[Numpy-discussion] [RFC] complex functions in npymath

Pauli Virtanen pav+sp@iki...
Fri Oct 30 05:07:31 CDT 2009

Fri, 30 Oct 2009 18:34:07 +0900, David Cournapeau wrote:
> Actually, I am in the process of cleaning my numpy branches for review,
> and intend to push them into svn as fast as possible. Complex is pretty
> high on the list.


> The missing piece in complex support in npymath is mostly tests: I have
> tests for all the special cases (all special cases specified in C99
> standard are tested), but no test for the actual 'normal' values.

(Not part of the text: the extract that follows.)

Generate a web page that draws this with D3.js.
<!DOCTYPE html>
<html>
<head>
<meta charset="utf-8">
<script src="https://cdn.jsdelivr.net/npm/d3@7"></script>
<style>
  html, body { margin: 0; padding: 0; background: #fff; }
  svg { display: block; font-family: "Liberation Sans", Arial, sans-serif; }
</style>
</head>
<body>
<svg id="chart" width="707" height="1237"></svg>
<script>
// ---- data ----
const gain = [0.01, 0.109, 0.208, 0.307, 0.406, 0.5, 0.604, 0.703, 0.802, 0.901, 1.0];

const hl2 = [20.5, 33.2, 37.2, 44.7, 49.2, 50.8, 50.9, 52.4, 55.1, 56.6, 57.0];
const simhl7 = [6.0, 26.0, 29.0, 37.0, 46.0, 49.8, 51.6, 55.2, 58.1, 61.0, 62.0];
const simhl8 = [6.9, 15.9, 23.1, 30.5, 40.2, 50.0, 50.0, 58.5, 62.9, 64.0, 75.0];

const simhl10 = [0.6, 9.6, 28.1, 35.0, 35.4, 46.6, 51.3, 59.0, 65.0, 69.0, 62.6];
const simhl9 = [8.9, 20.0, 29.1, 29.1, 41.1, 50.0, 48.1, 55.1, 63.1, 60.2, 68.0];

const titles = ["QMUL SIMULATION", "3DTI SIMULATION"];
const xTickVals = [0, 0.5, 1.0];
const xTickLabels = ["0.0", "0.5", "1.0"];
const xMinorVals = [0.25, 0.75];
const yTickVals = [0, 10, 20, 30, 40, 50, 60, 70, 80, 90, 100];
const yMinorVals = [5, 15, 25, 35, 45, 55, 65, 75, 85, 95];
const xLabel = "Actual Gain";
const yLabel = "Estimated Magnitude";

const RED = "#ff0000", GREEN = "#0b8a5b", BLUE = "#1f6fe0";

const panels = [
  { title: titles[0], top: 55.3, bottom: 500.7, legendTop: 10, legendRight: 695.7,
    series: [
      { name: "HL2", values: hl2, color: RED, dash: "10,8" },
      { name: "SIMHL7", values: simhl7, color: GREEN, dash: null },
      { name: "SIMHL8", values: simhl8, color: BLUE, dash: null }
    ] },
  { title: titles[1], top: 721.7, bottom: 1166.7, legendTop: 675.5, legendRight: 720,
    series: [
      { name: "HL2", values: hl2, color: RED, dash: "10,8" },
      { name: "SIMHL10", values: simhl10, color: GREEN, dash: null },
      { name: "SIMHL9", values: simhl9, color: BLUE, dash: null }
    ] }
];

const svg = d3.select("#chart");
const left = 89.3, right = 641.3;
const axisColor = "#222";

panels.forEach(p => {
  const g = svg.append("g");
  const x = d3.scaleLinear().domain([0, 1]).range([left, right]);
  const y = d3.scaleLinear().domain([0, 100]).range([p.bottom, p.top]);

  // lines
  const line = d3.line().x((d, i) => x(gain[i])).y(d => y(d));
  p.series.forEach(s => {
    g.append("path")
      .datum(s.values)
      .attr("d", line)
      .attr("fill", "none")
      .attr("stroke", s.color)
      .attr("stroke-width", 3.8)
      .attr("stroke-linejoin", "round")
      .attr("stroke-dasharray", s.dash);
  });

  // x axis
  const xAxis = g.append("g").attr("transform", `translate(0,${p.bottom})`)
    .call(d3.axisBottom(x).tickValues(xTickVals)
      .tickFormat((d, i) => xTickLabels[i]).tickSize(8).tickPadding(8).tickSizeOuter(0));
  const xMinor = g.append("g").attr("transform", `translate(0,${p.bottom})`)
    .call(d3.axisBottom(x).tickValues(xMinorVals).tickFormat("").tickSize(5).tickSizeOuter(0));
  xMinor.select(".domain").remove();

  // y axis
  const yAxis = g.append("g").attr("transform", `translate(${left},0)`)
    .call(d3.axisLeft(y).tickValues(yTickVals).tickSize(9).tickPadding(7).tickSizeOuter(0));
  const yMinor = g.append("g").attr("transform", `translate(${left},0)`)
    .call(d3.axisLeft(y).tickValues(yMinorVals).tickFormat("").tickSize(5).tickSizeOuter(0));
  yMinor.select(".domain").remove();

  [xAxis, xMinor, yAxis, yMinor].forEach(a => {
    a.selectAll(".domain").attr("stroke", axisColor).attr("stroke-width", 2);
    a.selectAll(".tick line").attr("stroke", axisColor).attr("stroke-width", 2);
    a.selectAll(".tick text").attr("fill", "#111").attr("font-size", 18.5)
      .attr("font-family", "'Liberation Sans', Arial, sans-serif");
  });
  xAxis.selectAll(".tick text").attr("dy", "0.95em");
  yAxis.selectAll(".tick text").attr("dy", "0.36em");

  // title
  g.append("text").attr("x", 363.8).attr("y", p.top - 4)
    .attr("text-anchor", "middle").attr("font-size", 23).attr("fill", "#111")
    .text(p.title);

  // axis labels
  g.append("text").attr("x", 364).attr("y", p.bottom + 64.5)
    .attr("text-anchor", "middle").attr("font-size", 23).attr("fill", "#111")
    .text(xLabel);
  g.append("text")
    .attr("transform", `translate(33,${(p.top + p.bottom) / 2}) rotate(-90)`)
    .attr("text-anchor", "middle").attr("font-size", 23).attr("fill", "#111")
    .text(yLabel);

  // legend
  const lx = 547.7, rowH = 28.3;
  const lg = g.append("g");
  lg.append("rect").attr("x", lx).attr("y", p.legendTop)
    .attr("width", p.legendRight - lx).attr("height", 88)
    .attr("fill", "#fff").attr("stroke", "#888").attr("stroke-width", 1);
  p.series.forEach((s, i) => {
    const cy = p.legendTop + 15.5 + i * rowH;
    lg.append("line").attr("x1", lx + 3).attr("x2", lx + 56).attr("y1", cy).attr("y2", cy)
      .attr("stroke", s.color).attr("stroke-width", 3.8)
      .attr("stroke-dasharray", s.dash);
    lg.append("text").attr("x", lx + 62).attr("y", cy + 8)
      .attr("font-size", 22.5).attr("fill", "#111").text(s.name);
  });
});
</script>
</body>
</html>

If you
> (or someone else) could add a couple of tests, that would be great.

I can probably take a shot at this.

>> I'm working around possible compiler-incompatibilities of struct return
>> values by having only pointer versions of the functions in
>> libnpymath.a, and the non-pointer versions as inlined static functions.
> Is this a problem if we guarantee that our complex type is bit
> compatible with C99 complex (e.g. casting a complex to a double[2]
> should alway work) ?
> That's how the complex math is implemented ATM.

Correct me if I'm wrong, but I think the problem is that for

	typedef struct foo foo_t;
	foo_t bar();

different compilers may put the return value of bar() to a different 
place (registers vs. memory). If we put those functions in a library, and 
switch compilers, I think the behavior is undefined as there seems to be 
no standard.

I don't think functions in C can return arrays, so double[2] 
representation probably does not help us here.

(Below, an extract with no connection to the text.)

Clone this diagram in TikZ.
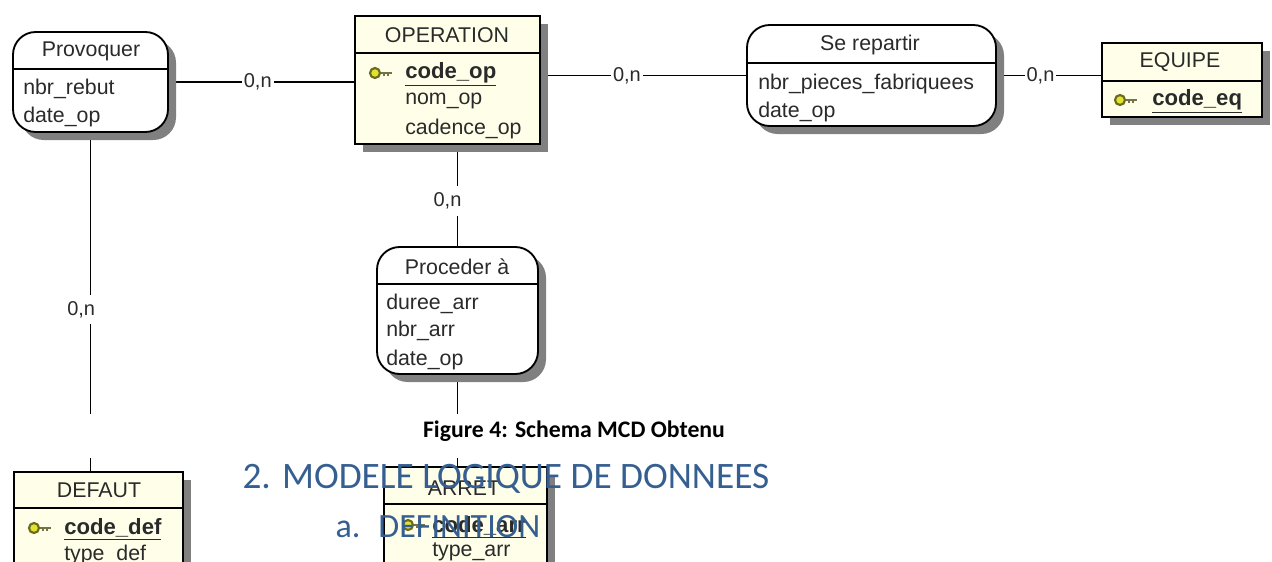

>> Also, perhaps we should add a header file
>> 	npy_math_c99compat.h
>> that would detect if the compiler supports C99, and if not, substitute
>> the C99 functions with our npy_math implementations. This'd be great
>> for scipy.special.
> I am not sure I understand this: currently, if a given complex function
> is detected on the platform, npy_foo is just an alias to foo, so we use
> the platform implementation whenever possible.

I'd like to write code like this:

	coshf(a) + sinhf(b)

and not like this:

	npy_coshf(a) + npy_sinhf(b)

This seems easy to achieve with a convenience header that substitutes
the C99 functions with npy_ functions when C99 is not available.